When the weather is fine the Pope generally walks or drives in the garden. He is carried out of his apartments to the gate in a sedan-chair by the liveried 'sediarii,' or chair-porters; or if he goes out by the small door known as that of Paul the Fifth, the carriage awaits him, and he gets into it with the private chamberlain, who is always a monsignore. It is as well to say here, for the benefit of non-Catholics, that 'monsignori' are not necessarily bishops, nor even consecrated priests, the title being really a secular one. Two Noble Guards of the corps of fifty gentlemen known under that name ride beside the carriage doors. The closed carriage is a simple brougham, having the Pope's coat of arms painted on the door, but in summer he occasionally goes out in an open landau. He drives several times round the avenues, and when he descends, the officer of the Guards dismounts and opens the carriage door. He generally walks in the neighbourhood of the Chinese pavilion and along the Torrione, where the papal observatory is built.

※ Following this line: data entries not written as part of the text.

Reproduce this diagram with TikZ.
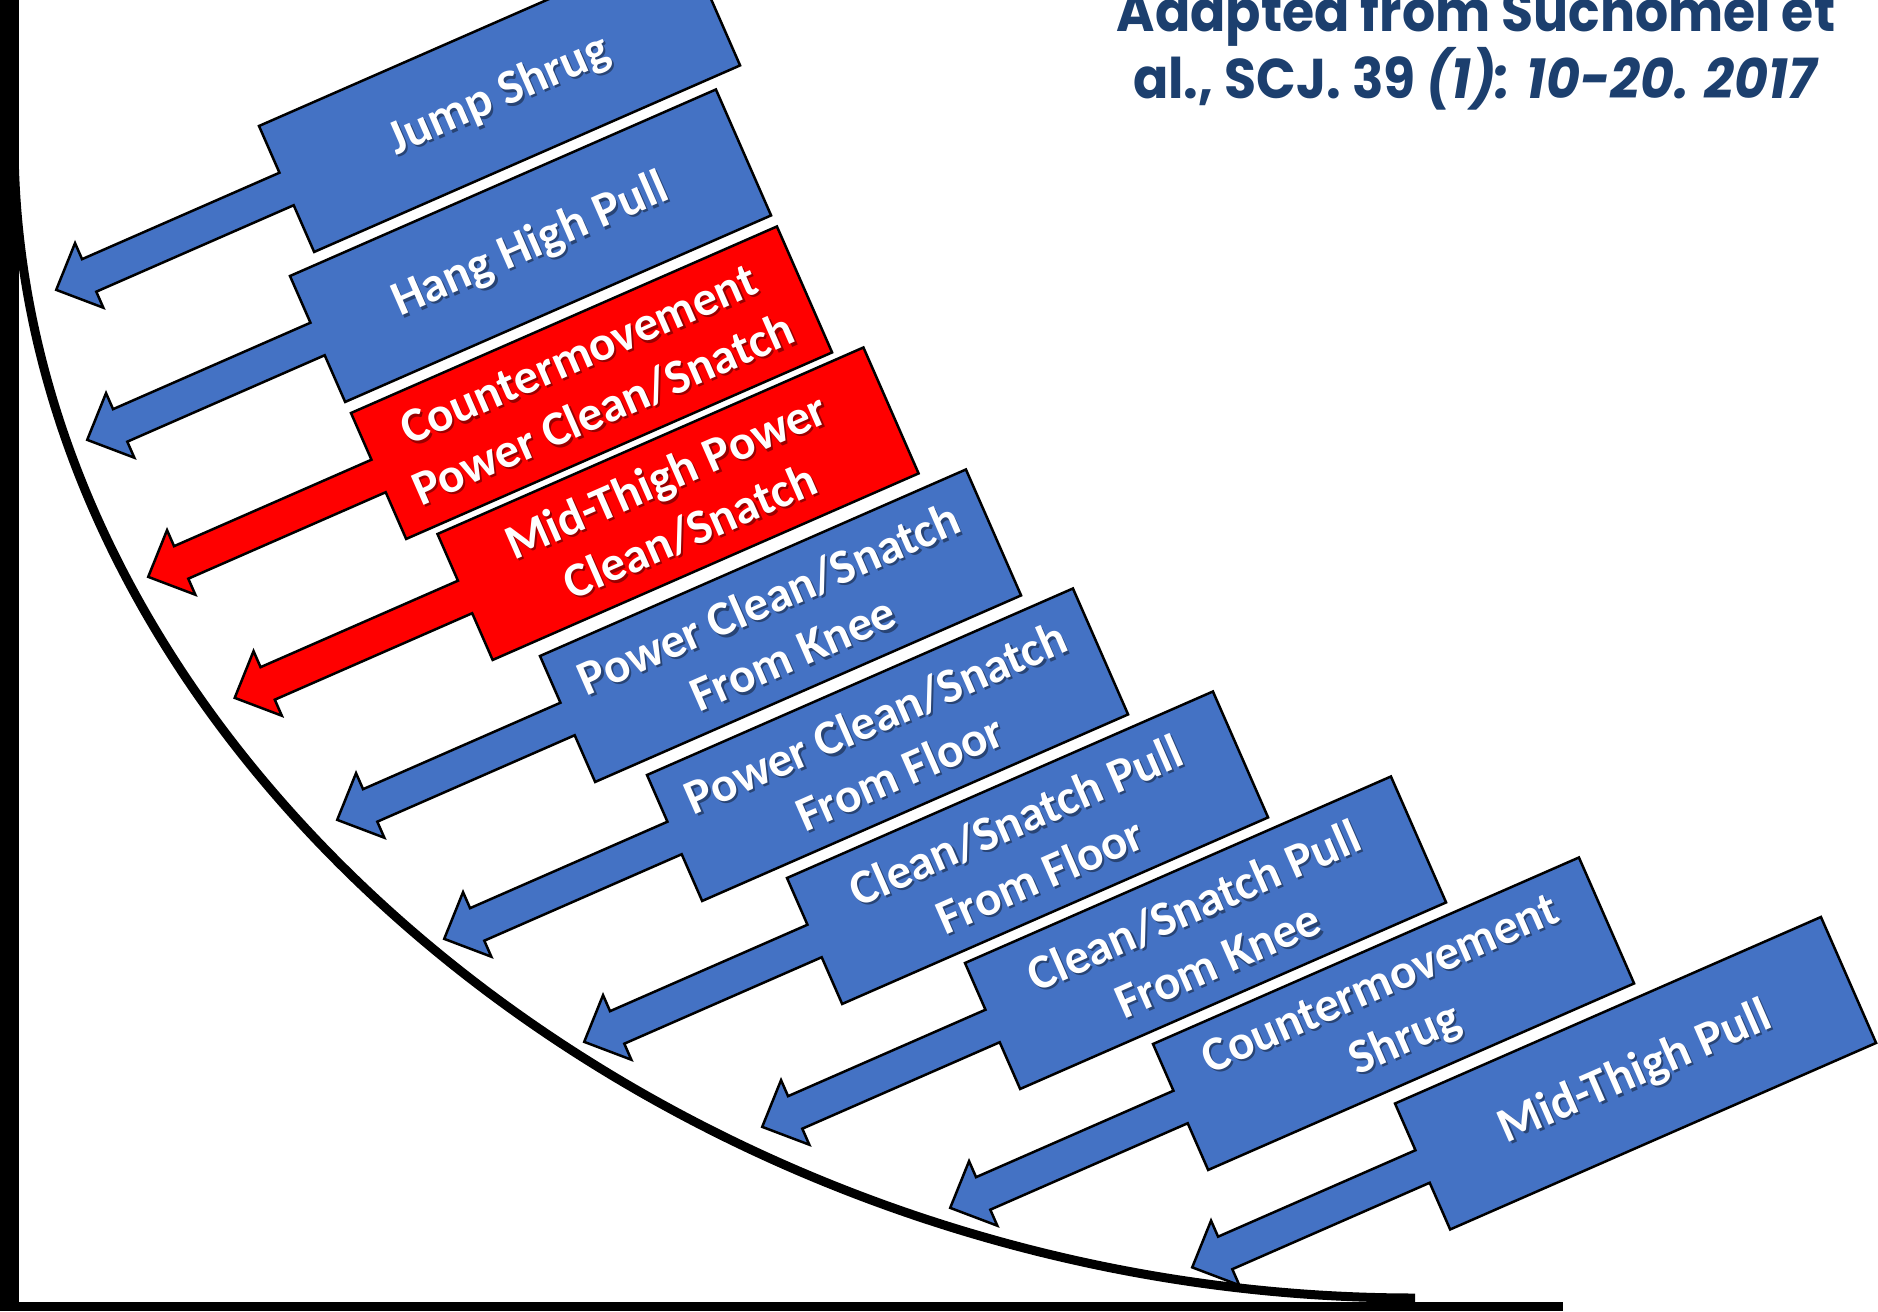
\documentclass[tikz,border=0pt]{standalone}
\usepackage{fontspec}
\newfontfamily\labelfont{Carlito}
\newfontfamily\titlefont[FakeStretch=0.93]{Poppins}
\definecolor{boxblue}{RGB}{68,114,196}
\definecolor{boxred}{RGB}{255,0,0}
\definecolor{titleblue}{RGB}{28,63,110}
\tikzset{
  boxshape/.style={draw=black, line width=2.5pt, line join=miter},
  lbl/.style={text=white, align=center, inner sep=0pt, transform shape,
    font=\labelfont\bfseries\fontsize{49}{60}\selectfont},
  lblshadow/.style={text=black, opacity=0.4, align=center, inner sep=0pt, transform shape,
    font=\labelfont\bfseries\fontsize{49}{60}\selectfont},
  axisfill/.style={fill=black},
  curveline/.style={draw=black, line width=9pt},
  titletext/.style={text=titleblue, align=center, inner sep=0pt,
    font=\titlefont\bfseries\fontsize{56}{65}\selectfont}
}
\newcommand\calloutbox[5]{%
  \begin{scope}[shift={(#2,#3)}, rotate=23.65]
    \draw[boxshape, fill=#4] (0,0) -- (465,0) -- (465,137.5) -- (0,137.5) -- (0,86.5)
      -- (-215.5,86.5) -- (-215.5,104) -- (-251.5,68.75) -- (-215.5,33.5)
      -- (-215.5,51) -- (0,51) -- cycle;
    \node[lblshadow] (#1s) at (233.6,71.6) {#5};
    \node[lbl] (#1) at (232.5,68.75) {#5};
  \end{scope}}
\begin{document}
\begin{tikzpicture}[x=1pt,y=-1pt]
  \useasboundingbox (0,0) rectangle (1878,1311);
  \fill[white] (0,0) rectangle (1878,1311);
  % curve
  \coordinate (cstart) at (14,140);
  \coordinate (cend) at (1415,1298);
  \draw[curveline] (cstart) .. controls (14,757) and (669.7,1298) .. (cend);
  % axes
  \fill[axisfill] (0,0) rectangle (19,1311);
  \fill[axisfill] (0,1302) rectangle (1563,1311);
  % callouts
  \calloutbox{jump}{259}{126}{boxblue}{Jump Shrug}
  \calloutbox{hang}{290}{276}{boxblue}{Hang High Pull}
  \calloutbox{cmpc}{351}{413}{boxred}{Countermovement\\Power Clean/Snatch}
  \calloutbox{mtpc}{437.5}{534}{boxred}{Mid-Thigh Power\\Clean/Snatch}
  \calloutbox{pcknee}{540}{656}{boxblue}{Power Clean/Snatch\\From Knee}
  \calloutbox{pcfloor}{647}{775}{boxblue}{Power Clean/Snatch\\From Floor}
  \calloutbox{cpfloor}{787}{878}{boxblue}{Clean/Snatch Pull\\From Floor}
  \calloutbox{cpknee}{965}{963}{boxblue}{Clean/Snatch Pull\\From Knee}
  \calloutbox{cmshrug}{1153}{1044}{boxblue}{Countermovement\\Shrug}
  \calloutbox{mtpull}{1395}{1103.5}{boxblue}{Mid-Thigh Pull}
  % title
  \node[titletext, anchor=base] (title) at (1476,99)
    {Adapted from Suchomel et\\al., SCJ. 39 \textit{(1): 10-20. 2017}};
\end{tikzpicture}
\end{document}
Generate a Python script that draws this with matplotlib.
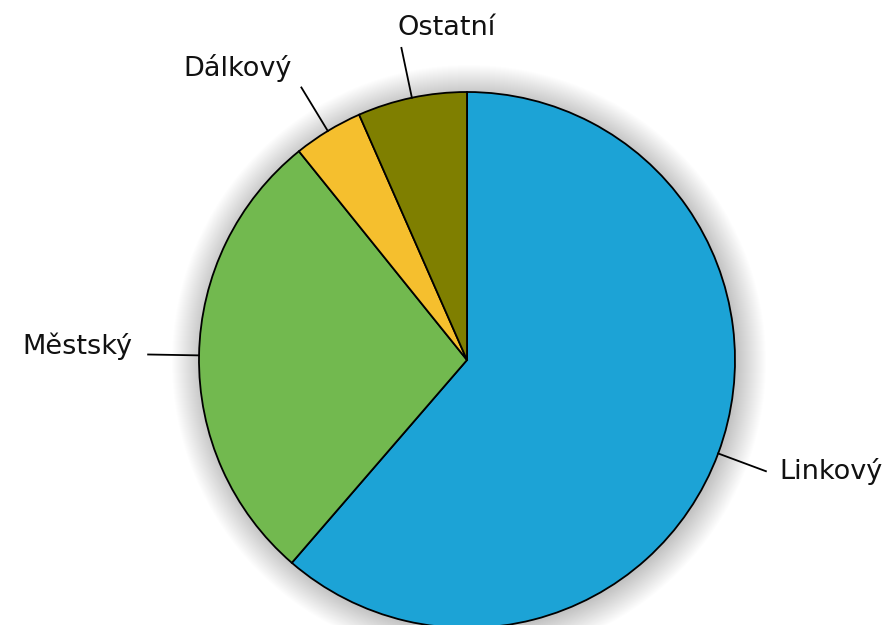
import matplotlib.pyplot as plt
import numpy as np
from matplotlib.patches import Circle

# Data
labels = ['Linkový', 'Městský', 'Dálkový', 'Ostatní']
values = [61.4, 27.9, 4.2, 6.6]
colors = ['#1ca3d6', '#72b94f', '#f5bf2e', '#7f7f00']

# label placement: (offset in points, ha, va)
label_style = {
    'Linkový': ((10, 0), 'left', 'center'),
    'Městský': ((-11, 6), 'right', 'center'),
    'Dálkový': ((-7, 4), 'right', 'bottom'),
    'Ostatní': ((-3, 5), 'left', 'bottom'),
}

W, H = 893, 625
fig = plt.figure(figsize=(W / 100, H / 100), dpi=100)
ax = fig.add_axes([0, 0, 1, 1])
ax.set_aspect('equal')

cx, cy, r = 467, H - 360, 268

# soft glow/shadow around the pie
for k in range(30):
    ax.add_patch(Circle((cx + 2, cy - 2), r + k * 1.0, color='black',
                        alpha=0.0065, lw=0, zorder=0))

wedges, _ = ax.pie(values, colors=colors, startangle=90, counterclock=False,
                   center=(cx, cy), radius=r, frame=True,
                   wedgeprops=dict(edgecolor='black', linewidth=1.3))
ax.set_xlim(0, W)
ax.set_ylim(0, H)
ax.axis('off')

for w, lab in zip(wedges, labels):
    ang = np.deg2rad((w.theta1 + w.theta2) / 2)
    x0, y0 = cx + r * np.cos(ang), cy + r * np.sin(ang)
    x1, y1 = cx + 1.19 * r * np.cos(ang), cy + 1.19 * r * np.sin(ang)
    ax.plot([x0, x1], [y0, y1], color='black', lw=1.3, zorder=5)
    off, ha, va = label_style[lab]
    ax.annotate(lab, (x1, y1), xytext=off, textcoords='offset points',
                ha=ha, va=va, fontsize=19.5, color='#111111')

plt.savefig('out.png', dpi=100)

Leo the Thirteenth is fond of variety—and no wonder, shut up for life as he is in the Vatican; he enjoys directing work and improvements in the gardens; he likes to talk with Vespignani, the architect of the Holy Apostolic Palaces, who is also the head of the Catholic party in the Roman municipality, to go over the plans of work he has ordered, to give his opinion, and especially to see that the work itself is executed in the shortest possible time. Time is short for a pope; Sixtus the Fifth, who filled Rome and Italy with himself, reigned only five years; Rodrigo Borgia eleven years; Leo the Tenth, but nine.